Às vésperas da abertura oficial da campanha sucessória em Campo Grande instala-se uma polêmica que exige um olhar mais cuidadoso no filtro analítico de todas as pessoas. Aquelas que desejam expressar sua opinião ou embrenhar-se no imprevisível labirinto de julgamentos, precisam nutrir suas ideias e consciências com doses vigorosas de sensatez, o máximo de atenção e, acima de tudo, conhecimento sobre o enredo, as origens e envolvimentos.
A polêmica foi gerada por uma intervenção tão insólita quanto estranha do Tribunal de Contas (TCE/MS), por meio de seu nobre presidente, Jerson Domingos. Impedido legalmente de exercer, atuar ou imiscuir-se nos terrenos da política reservados aos políticos militantes, o chefe deste órgão auxiliar do Poder Legislativo derramou no ambiente da disputa eleitoral um caldeirão de óleo fervente, claro e objetivamente ajustado na direção de um dos pré-candidatos, o deputado federal Beto Pereira, do PSDB.
Talvez nem seja o caso de erguer o histórico político de Domingos, que se identifica com os interesses de um partido, o MDB, e se escora em longo e proveitoso usufruto de mandato de deputado estadual, com o qual foi várias vezes presidente da Assembleia Legislativa.
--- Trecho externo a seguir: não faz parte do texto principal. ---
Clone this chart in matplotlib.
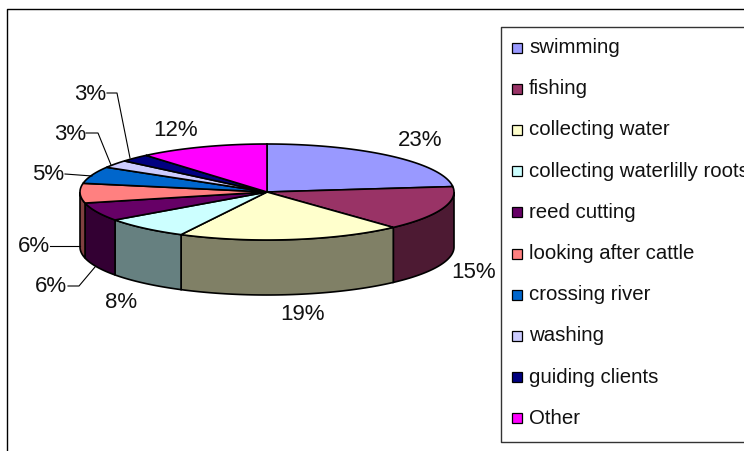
import numpy as np
import matplotlib
matplotlib.use('Agg')
import matplotlib.pyplot as plt
from matplotlib.patches import Polygon, Rectangle

plt.rcParams['font.family'] = ['Liberation Sans', 'DejaVu Sans']

categories = ['swimming', 'fishing', 'collecting water', 'collecting waterlilly roots',
              'reed cutting', 'looking after cattle', 'crossing river', 'washing',
              'guiding clients', 'Other']
values = [23.2, 15.0, 19.4, 7.5, 6.2, 6.6, 5.7, 2.6, 2.6, 11.2]
pct_labels = ['23%', '15%', '19%', '8%', '6%', '6%', '5%', '3%', '3%', '12%']
colors = ['#9999FF', '#993366', '#FFFFCC', '#CCFFFF', '#660066',
          '#FF8080', '#0066CC', '#CCCCFF', '#000080', '#FF00FF']
wall_colors = ['#4D4D80', '#4D1A33', '#808066', '#668080', '#330033',
               '#804040', '#003366', '#666680', '#000040', '#800080']

# pie geometry in pixels
cx, cy = 267, 192
rx, ry = 187, 48
depth = 55

label_pos = [(420, 140), (474, 272), (302, 315), (121, 302), (51, 287),
             (34, 247), (48, 175), (70, 134), (90, 94), (176, 130)]
leaders = [None, None, None, None,
           [(68, 286), (79, 286), (95, 267)],
           [(50, 246), (80, 246)],
           [(65, 174), (92, 176)],
           [(86, 133), (98, 133), (111, 165)],
           [(107, 93), (117, 93), (130, 158)],
           None]


def rim(a0, a1, n=60):
    # angles clockwise from the top of the pie
    t = np.linspace(a0, a1, n)
    return cx + rx * np.sin(t), cy - ry * np.cos(t)


fig = plt.figure(figsize=(7.44, 4.51), dpi=100)
ax = fig.add_axes([0, 0, 1, 1])
ax.set_xlim(0, 744)
ax.set_ylim(451, 0)
ax.axis('off')

# chart area border, runs off the right and bottom
ax.plot([7, 7, 744], [451, 9, 9], color='black', lw=1)

edges = np.cumsum([0] + values) / sum(values) * 2 * np.pi

# side walls for the front half
for i in range(len(values)):
    a0 = max(edges[i], np.pi / 2)
    a1 = min(edges[i + 1], 3 * np.pi / 2)
    if a1 <= a0:
        continue
    x, y = rim(a0, a1)
    pts = np.r_[np.c_[x, y], np.c_[x[::-1], y[::-1] + depth]]
    ax.add_patch(Polygon(pts, closed=True, fc=wall_colors[i], ec='black', lw=1.2, zorder=2))

# top face
for i in range(len(values)):
    x, y = rim(edges[i], edges[i + 1])
    pts = np.r_[[[cx, cy]], np.c_[x, y]]
    ax.add_patch(Polygon(pts, closed=True, fc=colors[i], ec='black', lw=1.2, zorder=3))

for i, lab in enumerate(pct_labels):
    ax.text(label_pos[i][0], label_pos[i][1], lab, fontsize=16, ha='center', va='center',
            color='#111111', zorder=5)
    if leaders[i] is not None:
        ax.plot(*zip(*leaders[i]), color='black', lw=0.8, zorder=4)

# legend
ax.plot([744, 500.5, 500.5, 744], [26.5, 26.5, 441.5, 441.5], color='#333333', lw=1)
for i, name in enumerate(categories):
    ly = 47.5 + i * 41.2
    ax.add_patch(Rectangle((512, ly - 5), 10, 10, fc=colors[i], ec='black', lw=0.9))
    ax.text(529, ly, name, fontsize=14.7, ha='left', va='center', color='#111111', clip_on=True)

fig.savefig('out.png', dpi=100)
Alguém pode até dar palpites sobre suposto interesse da Corte ou de seu presidente em prejudicar ou beneficiar alguém com intervenções que afetem, diretamente ou não, o equilíbrio que a legislação e os credos institucionais definem para todas as disputas eleitorais.
Isto, certamente, nada ou pouco tem a ver com a caricata decisão que o conselheiro tomou, ao sugerir, até com certo estardalhaço, uma possível inelegibilidade do concorrente tucano. Fez de uma argumentação frágil e descolada dos fatos reais, à margem da própria legislação que ele e o TCE deveriam estar defendendo e preservando, um poderoso motivo para gerar na sociedade o natural e necessário questionamento sobre a higidez jurídica, institucional e ética da Corte.
Para não precipitar conclusões e afastar por ora qualquer desconfiança sobre ação de má fé, permite-se classificar o episódio como uma presumível barbeiragem do TCE. Se as contas no alvo do conselheiro referem-se ao período em que o pré-candidato foi prefeito (2005-12), porque só agora, 12 anos depois, a Corte se manifestou? Esta pergunta impõe outra, e ainda mais demolidora: onde estavam o TCE e demais órgãos de fiscalização e controle quando o citado político do PSDB se candidatou, em 2016 e 2020, para sair das urnas eleito e reeleito deputado federal?
Aqui não se trata de defender Chico ou Terezinha. O que se quer é dar aos fatos a luz necessária para desfazer uma escuridão imposta por versões fantasiadas com uma verdade sob grossas e grosseiras roupas, quando a verdade anda nua e transparente. Há alegações absurdamente pinçadas na manifestação do TCE como se retratassem acontecimentos reais, alegações que não resistem a um primeiro choque de realidade.
Um exemplo: além de não constar da rigorosa vigilância da Justiça Eleitoral ao registrar as candidaturas para checar quem está ou não na “ficha suja”, o histórico de Beto Pereira não consta de quaisquer decretos ou atos da Câmara Municipal reprovando suas contas no município que administrou.
Para completar a bizarrice deste quadro bufo, em vez de ser estigmatizado ou diminuído eleitoralmente por um eventual malfeito no lançamento de seu nome aos abutres, o concorrente tucano pode ser visto e considerado pela opinião pública como uma vítima da concorrência.
O TCE, uma instituição que obrigatoriamente precisa estar marcada pela seriedade e pela isenção no seu proceder constitucional e jurídico, não pode mais repetir erros grotescos que num passado recente levaram alguns de seus titulares às páginas policiais, com tornozeleiras e bloqueios de bens.
Para emitir qualquer juízo de valor é necessário entender que, quando existem disputas políticas ou eleitorais, existem interesses distintos que se contrapõem e se alimentam da sinceridade ou da intensidade das paixões de cada um.